La visión filosófica de Arthur Schopenhauer, que concebía el arte como un escape momentáneo del sufrimiento de la vida, decía que el arte nos permite una pausa del sufrimiento, una suspensión de la voluntad ciega que nos empuja a desear sin descanso. Frente a una obra de arte, podemos simplemente contemplar. Tal vez eso es lo que ocurre cuando el arte toca el tema de la muerte: en lugar de huir de ella, nos quedamos quietos, mirando. Y por un instante, ese miedo desaparece. Esto puede ayudarnos a entender por qué los artistas vuelven una y otra vez a representar la muerte: no para regodearse en ella, sino para suspender su peso, resignificarla y para contemplarla desde otra dimensión. Para un artista, la muerte no es simplemente una ausencia, sino un momento de transformación y reflexión profunda. Mientras que en la vida cotidiana la muerte se percibe como un fenómeno que debemos evitar o temer, el artista, al estar dispuesto a explorar y expresar lo que la muerte representa, puede encontrar en ella una dimensión estética que escapa a lo superficial y se adentra en la profundidad de lo humano; volviendo etéreo lo más humano que se tiene dentro de lo conocido en el plano terrenal (la muerte), el artista, no solo la ve como un tema sombrío o negativo, sino que la eleva a la categoría de belleza precisamente por ser el final del ciclo. La muerte, entonces, invita a reconocer lo valioso en lo efímero y a apreciar la singularidad de cada momento, un punto de partida para una exploración estética que transita entre la tragedia y la belleza. Al observar la muerte, el artista no solo refleja el sufrimiento o la pérdida, sino que también intenta capturar su trascendencia, la manera en que lo efímero puede ser, paradójicamente, lo más hermoso y significativo de nuestra existencia.

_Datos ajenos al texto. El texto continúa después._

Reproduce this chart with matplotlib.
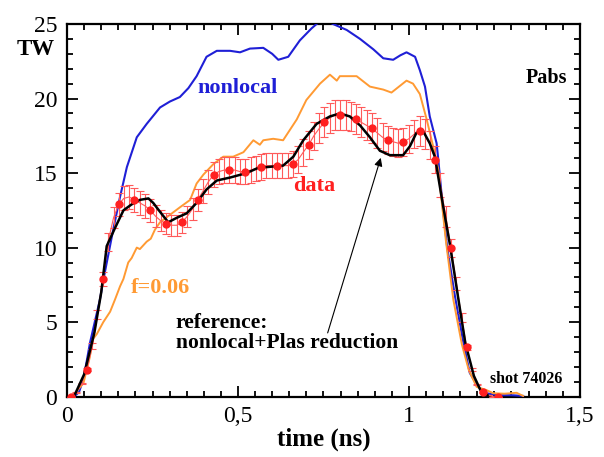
import numpy as np
import matplotlib
matplotlib.use("Agg")
import matplotlib.pyplot as plt
from matplotlib.ticker import MultipleLocator, FixedLocator

plt.rcParams['font.family'] = ['Liberation Serif', 'DejaVu Serif']

# nonlocal model (blue)
t_nonlocal = [0.02, 0.035, 0.048, 0.053, 0.067, 0.077, 0.096, 0.106, 0.135, 0.155, 0.175, 0.204,
              0.233, 0.272, 0.301, 0.330, 0.355, 0.379, 0.408, 0.438, 0.477, 0.506, 0.535, 0.574,
              0.600, 0.618, 0.647, 0.681, 0.715, 0.735, 0.760, 0.778, 0.818, 0.857, 0.896, 0.925,
              0.954, 0.975, 0.993, 1.018, 1.032, 1.047, 1.061, 1.081, 1.086, 1.100, 1.112, 1.135,
              1.158, 1.178, 1.202, 1.227, 1.260, 1.300, 1.334]
p_nonlocal = [0.0, 0.3, 1.2, 1.8, 3.6, 4.6, 6.5, 7.8, 11.2, 13.4, 15.4, 17.4,
              18.3, 19.4, 19.8, 20.1, 20.7, 21.5, 22.8, 23.2, 23.2, 23.1, 23.35, 23.4,
              23.0, 22.6, 22.8, 23.9, 24.7, 25.1, 25.2, 25.0, 24.6, 24.0, 23.3, 22.7,
              22.6, 22.9, 23.1, 22.8, 21.9, 20.8, 18.8, 17.0, 15.9, 12.5, 10.0, 6.7,
              3.8, 1.6, 0.66, 0.23, 0.1, 0.1, 0.05]

# f=0.06 flux limiter (orange)
t_flim = [0.018, 0.048, 0.065, 0.077, 0.087, 0.106, 0.126, 0.140, 0.155, 0.165, 0.179, 0.189,
          0.204, 0.213, 0.233, 0.245, 0.257, 0.272, 0.301, 0.330, 0.360, 0.379, 0.399, 0.428,
          0.457, 0.486, 0.516, 0.545, 0.564, 0.574, 0.603, 0.632, 0.672, 0.700, 0.740, 0.769,
          0.789, 0.798, 0.847, 0.886, 0.925, 0.949, 0.993, 1.012, 1.032, 1.052, 1.076, 1.086,
          1.108, 1.130, 1.155, 1.175, 1.198, 1.227, 1.247, 1.280, 1.315, 1.334]
p_flim = [0.1, 0.9, 2.5, 3.9, 4.2, 5.0, 5.7, 6.5, 7.4, 7.9, 9.0, 9.3,
          10.0, 9.9, 10.4, 10.6, 11.2, 11.7, 12.2, 12.7, 13.2, 14.3, 14.9, 15.6,
          16.1, 16.1, 16.4, 17.2, 16.9, 17.2, 17.3, 17.2, 18.6, 19.9, 21.0, 21.6,
          21.2, 21.5, 21.5, 20.8, 20.6, 20.4, 21.2, 21.0, 20.3, 18.6, 16.3, 15.2,
          10.5, 6.5, 3.5, 1.8, 0.66, 0.44, 0.23, 0.2, 0.26, 0.05]

# reference: nonlocal + Plas reduction (black)
t_ref = [0.02, 0.05, 0.08, 0.10, 0.116, 0.140, 0.165, 0.189, 0.213, 0.238, 0.252, 0.272,
         0.296, 0.321, 0.350, 0.379, 0.408, 0.438, 0.477, 0.525, 0.564, 0.584, 0.632, 0.662,
         0.691, 0.730, 0.769, 0.798, 0.827, 0.857, 0.886, 0.915, 0.944, 0.983, 1.003, 1.022,
         1.042, 1.061, 1.076, 1.100, 1.120, 1.145, 1.165, 1.190, 1.210, 1.230]
p_ref = [0.0, 1.5, 4.3, 7.0, 10.1, 11.3, 12.5, 12.9, 13.2, 13.3, 13.0, 12.4,
         11.7, 12.0, 12.3, 13.0, 13.9, 14.5, 14.7, 15.0, 15.4, 15.4, 15.5, 16.1,
         17.2, 18.3, 18.8, 19.0, 18.8, 18.2, 17.4, 16.5, 16.2, 16.2, 16.8, 17.7,
         17.8, 17.0, 16.1, 12.8, 10.2, 6.5, 3.6, 1.4, 0.4, 0.1]

# measured data with error bars
t_data = [0.012, 0.027, 0.043, 0.058, 0.074, 0.089, 0.105, 0.120, 0.136, 0.151, 0.166, 0.182,
          0.197, 0.213, 0.228, 0.244, 0.259, 0.274, 0.290, 0.305, 0.321, 0.336, 0.352, 0.367,
          0.382, 0.398, 0.413, 0.429, 0.444, 0.460, 0.475, 0.490, 0.506, 0.521, 0.537, 0.552,
          0.568, 0.583, 0.599, 0.614, 0.629, 0.645, 0.660, 0.676, 0.691, 0.707, 0.722, 0.738,
          0.753, 0.768, 0.784, 0.799, 0.815, 0.830, 0.845, 0.861, 0.876, 0.892, 0.907, 0.923,
          0.938, 0.954, 0.969, 0.984, 1.000, 1.015, 1.031, 1.046, 1.062, 1.077, 1.092, 1.108,
          1.123, 1.139, 1.154, 1.169, 1.185, 1.200, 1.216, 1.231, 1.247, 1.262]
p_data = [0.0, 0.3, 0.9, 1.8, 3.4, 5.5, 7.9, 10.4, 12.0, 12.9, 13.3, 13.4,
          13.2, 13.0, 12.8, 12.5, 12.1, 11.8, 11.6, 11.5, 11.5, 11.7, 12.1, 12.6,
          13.2, 13.8, 14.4, 14.9, 15.1, 15.2, 15.2, 15.2, 15.1, 15.1, 15.2, 15.3,
          15.4, 15.5, 15.5, 15.5, 15.5, 15.5, 15.6, 15.9, 16.4, 16.9, 17.5, 18.0,
          18.4, 18.7, 18.9, 18.9, 18.9, 18.8, 18.6, 18.4, 18.2, 18.0, 17.7, 17.4,
          17.2, 17.1, 17.0, 17.1, 17.3, 17.6, 17.8, 17.6, 16.9, 15.9, 14.2, 12.1,
          10.0, 7.6, 5.3, 3.3, 1.8, 0.8, 0.3, 0.1, 0.0, -0.05]
err_data = [0.0, 0.02, 0.05, 0.1, 0.2, 0.3, 0.45, 0.6, 0.7, 0.75, 0.8, 0.8,
            0.8, 0.8, 0.8, 0.75, 0.75, 0.7, 0.7, 0.7, 0.7, 0.7, 0.7, 0.75,
            0.75, 0.8, 0.8, 0.85, 0.85, 0.85, 0.85, 0.85, 0.85, 0.85, 0.85, 0.85,
            0.85, 0.85, 0.85, 0.85, 0.85, 0.85, 0.85, 0.9, 0.9, 0.95, 0.95, 1.0,
            1.0, 1.0, 1.0, 1.0, 1.0, 1.0, 1.0, 1.0, 1.0, 1.0, 1.0, 0.95,
            0.95, 0.95, 0.95, 0.95, 0.95, 0.95, 1.0, 1.0, 0.95, 0.9, 0.8, 0.7,
            0.6, 0.45, 0.3, 0.2, 0.1, 0.05, 0.02, 0.0, 0.0, 0.0]
dot_step = 3  # big markers on every third sample

blue = '#1f1fd6'
orange = '#ff9a33'
red = '#ff2020'

fig = plt.figure(figsize=(6.04, 4.57), dpi=100)
ax = fig.add_axes([0.111, 0.132, 0.849, 0.8155])

ax.plot(t_nonlocal, p_nonlocal, color=blue, lw=1.5, zorder=3)
ax.plot(t_flim, p_flim, color=orange, lw=1.4, zorder=3)
ax.errorbar(t_data, p_data, yerr=err_data, color='#ff5a5a', lw=0.8, elinewidth=0.8,
            capsize=3, capthick=0.8, zorder=4)
ax.plot(t_data[::dot_step], p_data[::dot_step], 'o', color=red, ms=5, zorder=6)
ax.plot(t_ref, p_ref, color='black', lw=1.8, zorder=5)

ax.set_xlim(0, 1.5)
ax.set_ylim(0, 25)
ax.xaxis.set_major_locator(FixedLocator([0, 0.5, 1, 1.5]))
ax.set_xticklabels(['0', '0,5', '1', '1,5'])
ax.xaxis.set_minor_locator(MultipleLocator(0.05))
ax.yaxis.set_major_locator(MultipleLocator(5))
ax.yaxis.set_minor_locator(MultipleLocator(1))
ax.tick_params(which='both', direction='in', top=True, right=True, labelsize=17, width=1.3)
ax.tick_params(which='major', length=8, pad=7)
ax.tick_params(which='minor', length=4.5)
for s in ax.spines.values():
    s.set_linewidth(1.6)

ax.set_xlabel('time (ns)', fontsize=18, fontweight='bold', labelpad=0)
ax.text(-0.062, 23.3, 'TW', transform=ax.get_yaxis_transform(), fontsize=16.5,
        fontweight='bold', ha='center', va='center')

ax.text(0.975, 21.4, 'Pabs', fontsize=14.5, fontweight='bold', ha='right', va='center',
        transform=ax.get_yaxis_transform())
ax.text(0.38, 20.7, 'nonlocal', color=blue, fontsize=16, fontweight='bold', va='center')
ax.text(0.722, 14.1, 'data', color=red, fontsize=16, fontweight='bold', ha='center', va='center')
ax.text(0.272, 7.3, 'f=0.06', color=orange, fontsize=16, fontweight='bold', ha='center', va='center')
ax.text(0.318, 4.3, 'reference:\nnonlocal+Plas reduction', fontsize=15.5, fontweight='bold',
        va='center', linespacing=1.0)
ax.text(1.342, 1.17, 'shot 74026', fontsize=11.5, fontweight='bold', ha='center', va='center')
ax.annotate('', xy=(0.92, 16.2), xytext=(0.76, 4.1),
            arrowprops=dict(arrowstyle='-|>', color='black', lw=0.8, mutation_scale=12))

fig.savefig('out.png', dpi=100)
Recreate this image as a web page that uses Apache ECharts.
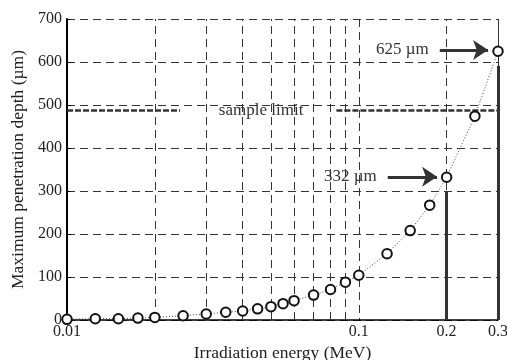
<!DOCTYPE html>
<html>
<head>
<meta charset="utf-8">
<script src="https://cdn.jsdelivr.net/npm/echarts@6/dist/echarts.min.js"></script>
<style>
  html, body { margin: 0; padding: 0; background: #fff; }
  #chart { width: 507px; height: 360px; }
</style>
</head>
<body>
<div id="chart"></div>
<script>
// irradiation energy (MeV) vs maximum penetration depth (um)
const energy = [0.01, 0.0125, 0.015, 0.0175, 0.02, 0.025, 0.03, 0.035, 0.04, 0.045, 0.05,
  0.055, 0.06, 0.07, 0.08, 0.09, 0.1, 0.125, 0.15, 0.175, 0.2, 0.25, 0.3];
const depth = [1.5, 3, 3, 4.5, 6, 10, 14, 18, 21, 26, 31, 38, 45, 58, 71, 88, 104, 154, 208, 267, 332, 474, 625];

// extra log grid lines (between decades)
const minorGrid = [0.02, 0.03, 0.04, 0.05, 0.06, 0.07, 0.08, 0.09, 0.2, 0.3];
const extraLabels = [0.2];

const sampleLimit = 487;
const font = 'Liberation Serif';
const ink = '#333';

const chart = echarts.init(document.getElementById('chart'));

const dashed = { color: ink, type: [8, 5], width: 1 };

const gridLines = minorGrid.map(v => ({
  xAxis: v,
  lineStyle: dashed,
  label: extraLabels.includes(v)
    ? { show: true, position: 'start', formatter: String(v), distance: 4, fontFamily: font, fontSize: 16, color: '#222' }
    : { show: false }
}));

const limitStyle = { color: ink, type: [6, 2], width: 2.5 };
const annot = { fontFamily: font, fontSize: 17, color: ink };

const marks = [
  ...gridLines,
  // sample limit
  [{ coord: [0.01, sampleLimit], lineStyle: limitStyle }, { coord: [0.0244, sampleLimit] }],
  [{ coord: [0.0838, sampleLimit], lineStyle: limitStyle,
     label: { show: true, position: 'start', formatter: 'sample limit', distance: 33, ...annot } },
   { coord: [0.3, sampleLimit] }],
  // solid verticals
  [{ coord: [0.2, 0], lineStyle: { color: ink, type: 'solid', width: 3 } }, { coord: [0.2, 300] }],
  [{ coord: [0.3, 0], lineStyle: { color: ink, type: 'solid', width: 3 } }, { coord: [0.3, 591] }],
  // arrows
  [{ coord: [0.1895, 628], symbol: 'none', lineStyle: { color: ink, type: 'solid', width: 3 },
     label: { show: true, position: 'start', formatter: '625 µm', distance: 11, ...annot } },
   { coord: [0.2774, 628], symbol: 'arrow', symbolSize: 15 }],
  [{ coord: [0.1257, 333], symbol: 'none', lineStyle: { color: ink, type: 'solid', width: 3 },
     label: { show: true, position: 'start', formatter: '332 µm', distance: 11, ...annot } },
   { coord: [0.1855, 333], symbol: 'arrow', symbolSize: 15 }]
];

chart.setOption({
  animation: false,
  backgroundColor: '#fff',
  textStyle: { fontFamily: font },
  grid: { left: 67, right: 9, top: 19, bottom: 40, outerBoundsMode: 'none', containLabel: false },
  xAxis: {
    type: 'log',
    logBase: 10,
    min: 0.01,
    max: 0.3,
    name: 'Irradiation energy (MeV)',
    nameLocation: 'middle',
    nameGap: 24,
    nameTextStyle: { fontFamily: font, fontSize: 17.5, color: '#222' },
    axisLine: { lineStyle: { color: '#000', width: 1.5 } },
    axisTick: { show: false },
    axisLabel: {
      fontFamily: font, fontSize: 16, color: '#222', margin: 4,
      formatter: v => String(+v.toPrecision(2))
    },
    splitLine: { show: true, lineStyle: dashed },
    minorTick: { show: false },
    minorSplitLine: { show: false }
  },
  yAxis: {
    type: 'value',
    min: 0,
    max: 700,
    interval: 100,
    name: 'Maximum penetration depth (µm)',
    nameLocation: 'middle',
    nameGap: 40,
    nameTextStyle: { fontFamily: font, fontSize: 17.5, color: '#222' },
    axisLine: { show: true, lineStyle: { color: '#000', width: 2 } },
    axisTick: { show: true, inside: true, length: 4, lineStyle: { color: '#000' } },
    axisLabel: { fontFamily: font, fontSize: 16, color: '#222', margin: 5 },
    splitLine: { show: true, lineStyle: dashed }
  },
  series: [{
    type: 'line',
    data: energy.map((e, i) => [e, depth[i]]),
    symbol: 'emptyCircle',
    symbolSize: 9.5,
    showSymbol: true,
    showAllSymbol: true,
    itemStyle: { color: '#111', borderColor: '#111', borderWidth: 1.2 },
    lineStyle: { color: '#444', width: 1, type: [1, 2] },
    z: 5,
    markLine: {
      silent: true,
      symbol: ['none', 'none'],
      animation: false,
      label: { show: false },
      z: 3,
      data: marks
    }
  }]
});
</script>
</body>
</html>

De acuerdo con la filosofía estética de Hegel, el arte tiene la capacidad de elevarse por encima de la realidad inmediata y material, y ofrecer una visión más profunda, una especie de síntesis de lo efímero y lo eterno. La muerte, en su irreversibilidad, se convierte en un contrapunto que hace más evidente la fragilidad y el valor de la vida misma. En este sentido, el artista no ve la muerte como un final absoluto, sino como una fuerza estética, algo que impulsa a los individuos a reflexionar sobre lo que realmente importa.

Así, la muerte no es solo un motivo iconográfico. Es, en muchos sentidos, el motor mismo del arte. Como dijo Octavio Paz, “la muerte es el espejo de la vida en el que se refleja su sentido”. El arte, al mirar ese espejo, no solo devuelve la imagen de lo que hemos perdido, sino que lo transforma en belleza y memoria. Porque en última instancia, todo arte es un gesto de resistencia contra el olvido. Y en cada obra que representa la muerte, hay también una afirmación de vida, una declaración íntima de que, al menos por un instante, estuvimos aquí.

¿La muerte es realmente el final, o simplemente el inicio de una nueva forma de existir en el recuerdo del arte?